Der Beginn einer leisen Liebe

Die Ausnahme-Turnerin Tabea Alt, der Filmakademie-Chef Thomas Schadt, Ex-Bundespräsident Horst Köhler: Sie und viele Beteiligte mehr werfen persönliche Schlaglichter auf den Landkreis. Bei den neu Dazugekommenen war es nicht immer automatisch Liebe auf den ersten Blick: Die Markgröninger Autorin Claire Beyer, als Kind aus dem Allgäu nach Möglingen verpflanzt, kam der Wechsel hart an. „Schmale Rinnsale, schwäbische Diminutive und Fremde, wohin ich schaute“, schreibt sie. Was ein knorriger alter Wengerter damit zu tun hat, dass das anders wurde – das schildert sie berührend in „Beginn einer leisen Liebe“.

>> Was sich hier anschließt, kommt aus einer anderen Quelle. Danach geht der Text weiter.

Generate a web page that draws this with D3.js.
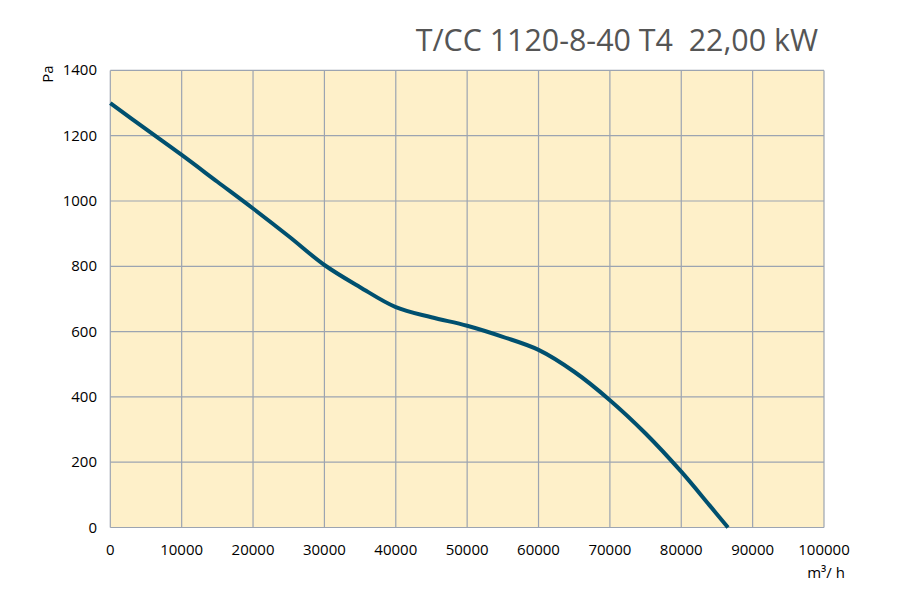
<!DOCTYPE html>
<html><head><meta charset="utf-8">
<script src="https://cdn.jsdelivr.net/npm/d3@7"></script>
<style>body{margin:0;background:#fff}svg{display:block}</style>
</head><body>
<svg id="chart" width="900" height="600"></svg>
<script>
const title = "T/CC 1120-8-40 T4  22,00 kW";
const flow = [0,5000,10000,15000,20000,25000,30000,35000,40000,45000,50000,55000,60000,65000,70000,75000,80000,84000,86550];
const pressure = [1300,1220,1141,1059,977,892,804,736,675,644,618,584,544,477,390,288,171,67,0];
const xTicks = [0,10000,20000,30000,40000,50000,60000,70000,80000,90000,100000];
const yTicks = [0,200,400,600,800,1000,1200,1400];

const svg = d3.select("#chart");
const L=110.3, R=824, T=70.4, B=527.5;
const x = d3.scaleLinear().domain([0,100000]).range([L,R]);
const y = d3.scaleLinear().domain([0,1400]).range([B,T]);
const font = "'Open Sans', 'Noto Sans', sans-serif";
const gridCol = "#9ca4b1";

svg.append("rect").attr("x",L).attr("y",T).attr("width",R-L).attr("height",B-T).attr("fill","#fef0c9");

svg.append("g").selectAll("line").data(xTicks).join("line")
  .attr("x1",d=>x(d)).attr("x2",d=>x(d)).attr("y1",T).attr("y2",B)
  .attr("stroke",gridCol).attr("stroke-width",1.2);
svg.append("g").selectAll("line").data(yTicks).join("line")
  .attr("x1",L).attr("x2",R).attr("y1",d=>y(d)).attr("y2",d=>y(d))
  .attr("stroke",gridCol).attr("stroke-width",1.2);

svg.append("g").selectAll("text").data(xTicks).join("text")
  .attr("x",d=>x(d)).attr("y",555).attr("text-anchor","middle")
  .attr("font-family",font).attr("font-size",15).attr("fill","#000").text(d=>d);
svg.append("g").selectAll("text").data(yTicks).join("text")
  .attr("x",97).attr("y",d=>y(d)+5).attr("text-anchor","end")
  .attr("font-family",font).attr("font-size",15).attr("fill","#000").text(d=>d);

svg.append("text").attr("x",826).attr("y",578).attr("text-anchor","middle")
  .attr("font-family",font).attr("font-size",15).attr("fill","#000").text("m³/ h");
svg.append("text").attr("transform","translate(53,74) rotate(-90)").attr("text-anchor","middle")
  .attr("font-family",font).attr("font-size",15).attr("fill","#000").text("Pa");

svg.append("text").attr("x",818).attr("y",51).attr("text-anchor","end")
  .attr("xml:space","preserve").style("white-space","pre")
  .attr("font-family",font).attr("font-size",30.4).attr("fill","#555").text(title);

const line = d3.line().x((d,i)=>x(flow[i])).y(d=>y(d)).curve(d3.curveCatmullRom.alpha(0.5));
svg.append("path").attr("d",line(pressure)).attr("fill","none")
  .attr("stroke","#00506f").attr("stroke-width",4).attr("stroke-linecap","butt");
</script>
</body></html>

Biografien und Firmengeschichten aus dem Kreis Ludwigsburg

Halbes Jahrhundert
Den Landkreis Ludwigsburg in seinem jetzigen Zuschnitt gibt es seit 1972. Damals wurden die Kreise Leonberg und Vaihingen aufgelöst, deren Gemeinden dann teils dem neuen Großkreis Ludwigsburg zugeschlagen wurden. Auch aus den Kreisen Backnang und Heilbronn bekam der neue Riesen-Kreis Ludwigsburg – der zweitgrößte in Baden-Württemberg – damals Zuwachs.

Volle Verbundenheit
Das Buch „Landkreis Ludwigsburg: Heimat – Verbunden“ (Auflage: rund 1000) ist im Buchhandel für 28,90 Euro zu erwerben. Es enthält Beiträge vieler im Kreis und über ihn hinaus bekannter Persönlichkeiten, aber auch Porträts namhafter Unternehmen im Kreis. Über Werbeeinnahmen ihrer Paid-Content-Beiträge wurde das Buch auch finanziert.